Start
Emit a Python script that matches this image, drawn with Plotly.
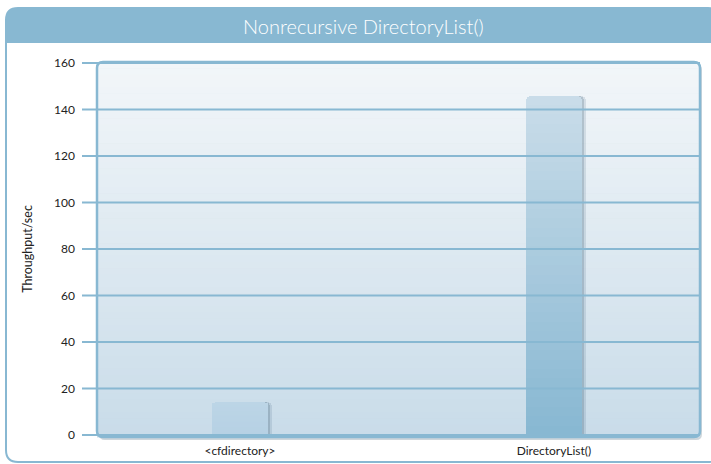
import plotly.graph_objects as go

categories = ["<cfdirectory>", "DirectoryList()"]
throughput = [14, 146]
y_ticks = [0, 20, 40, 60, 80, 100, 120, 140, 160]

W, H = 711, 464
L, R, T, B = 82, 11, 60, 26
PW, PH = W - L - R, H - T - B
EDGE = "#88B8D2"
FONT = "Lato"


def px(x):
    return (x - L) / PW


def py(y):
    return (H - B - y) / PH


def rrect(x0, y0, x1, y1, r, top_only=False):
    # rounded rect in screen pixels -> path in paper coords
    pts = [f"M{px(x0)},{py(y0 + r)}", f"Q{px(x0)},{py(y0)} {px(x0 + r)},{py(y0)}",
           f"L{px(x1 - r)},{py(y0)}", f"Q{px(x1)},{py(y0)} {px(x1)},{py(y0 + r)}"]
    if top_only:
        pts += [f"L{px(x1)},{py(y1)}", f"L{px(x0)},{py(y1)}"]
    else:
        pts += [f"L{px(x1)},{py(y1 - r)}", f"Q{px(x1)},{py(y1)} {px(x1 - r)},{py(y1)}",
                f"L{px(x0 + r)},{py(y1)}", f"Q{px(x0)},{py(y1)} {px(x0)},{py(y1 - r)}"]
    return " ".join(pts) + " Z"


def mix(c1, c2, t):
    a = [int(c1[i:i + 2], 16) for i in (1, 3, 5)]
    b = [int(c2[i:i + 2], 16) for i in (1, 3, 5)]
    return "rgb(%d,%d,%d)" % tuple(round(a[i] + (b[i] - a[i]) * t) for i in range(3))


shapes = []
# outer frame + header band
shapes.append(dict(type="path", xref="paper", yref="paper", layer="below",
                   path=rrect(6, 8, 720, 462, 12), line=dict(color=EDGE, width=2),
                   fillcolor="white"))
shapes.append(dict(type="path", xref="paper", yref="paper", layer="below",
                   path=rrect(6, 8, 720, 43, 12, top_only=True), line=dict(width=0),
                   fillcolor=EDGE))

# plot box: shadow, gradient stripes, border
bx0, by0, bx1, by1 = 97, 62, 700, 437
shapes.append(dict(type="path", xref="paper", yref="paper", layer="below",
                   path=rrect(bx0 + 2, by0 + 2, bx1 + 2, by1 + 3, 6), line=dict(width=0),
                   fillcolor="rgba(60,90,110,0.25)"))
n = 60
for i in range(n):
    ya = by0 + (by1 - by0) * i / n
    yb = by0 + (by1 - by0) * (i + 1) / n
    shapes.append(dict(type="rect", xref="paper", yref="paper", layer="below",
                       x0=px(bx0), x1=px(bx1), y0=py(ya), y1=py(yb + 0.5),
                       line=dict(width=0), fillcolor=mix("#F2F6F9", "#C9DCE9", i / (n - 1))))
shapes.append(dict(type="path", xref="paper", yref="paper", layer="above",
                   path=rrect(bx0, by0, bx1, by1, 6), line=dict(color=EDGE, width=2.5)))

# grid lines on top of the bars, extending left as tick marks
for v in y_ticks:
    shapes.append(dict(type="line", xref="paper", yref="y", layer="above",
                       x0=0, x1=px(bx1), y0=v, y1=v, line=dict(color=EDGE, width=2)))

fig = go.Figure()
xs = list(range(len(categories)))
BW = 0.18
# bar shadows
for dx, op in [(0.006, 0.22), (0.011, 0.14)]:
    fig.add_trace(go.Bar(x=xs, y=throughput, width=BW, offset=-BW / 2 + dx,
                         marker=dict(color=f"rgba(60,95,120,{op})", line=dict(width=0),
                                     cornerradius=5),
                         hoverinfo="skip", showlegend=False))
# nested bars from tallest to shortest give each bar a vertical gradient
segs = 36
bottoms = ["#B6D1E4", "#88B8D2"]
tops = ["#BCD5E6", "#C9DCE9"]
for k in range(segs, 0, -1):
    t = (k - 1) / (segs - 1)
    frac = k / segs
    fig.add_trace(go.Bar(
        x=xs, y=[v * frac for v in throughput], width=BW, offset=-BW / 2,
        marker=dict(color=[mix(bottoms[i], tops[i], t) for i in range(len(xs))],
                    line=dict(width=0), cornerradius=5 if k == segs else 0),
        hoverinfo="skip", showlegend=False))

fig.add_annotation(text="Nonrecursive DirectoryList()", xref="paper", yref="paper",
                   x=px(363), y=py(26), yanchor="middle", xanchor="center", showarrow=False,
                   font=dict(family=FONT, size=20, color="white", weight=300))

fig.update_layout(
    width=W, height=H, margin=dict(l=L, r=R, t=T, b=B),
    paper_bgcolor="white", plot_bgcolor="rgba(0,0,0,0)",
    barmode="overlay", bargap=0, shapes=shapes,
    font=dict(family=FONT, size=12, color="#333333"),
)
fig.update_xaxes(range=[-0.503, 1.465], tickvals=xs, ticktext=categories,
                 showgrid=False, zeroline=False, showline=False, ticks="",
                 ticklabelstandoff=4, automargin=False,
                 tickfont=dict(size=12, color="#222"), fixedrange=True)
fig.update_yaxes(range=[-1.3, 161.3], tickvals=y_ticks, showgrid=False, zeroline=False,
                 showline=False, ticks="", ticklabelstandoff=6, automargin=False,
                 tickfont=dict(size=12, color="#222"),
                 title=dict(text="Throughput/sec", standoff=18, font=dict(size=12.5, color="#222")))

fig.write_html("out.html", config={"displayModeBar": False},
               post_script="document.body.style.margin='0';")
End
- Request
Please quote the lines of the material, beginning with the first and ending with the one that contains "return (H - B - y) / PH", exactly as written and without any pictures.

- Output for this task
Emit a Python script that matches this image, drawn with Plotly.
import plotly.graph_objects as go

categories = ["<cfdirectory>", "DirectoryList()"]
throughput = [14, 146]
y_ticks = [0, 20, 40, 60, 80, 100, 120, 140, 160]

W, H = 711, 464
L, R, T, B = 82, 11, 60, 26
PW, PH = W - L - R, H - T - B
EDGE = "#88B8D2"
FONT = "Lato"


def px(x):
    return (x - L) / PW


def py(y):
    return (H - B - y) / PH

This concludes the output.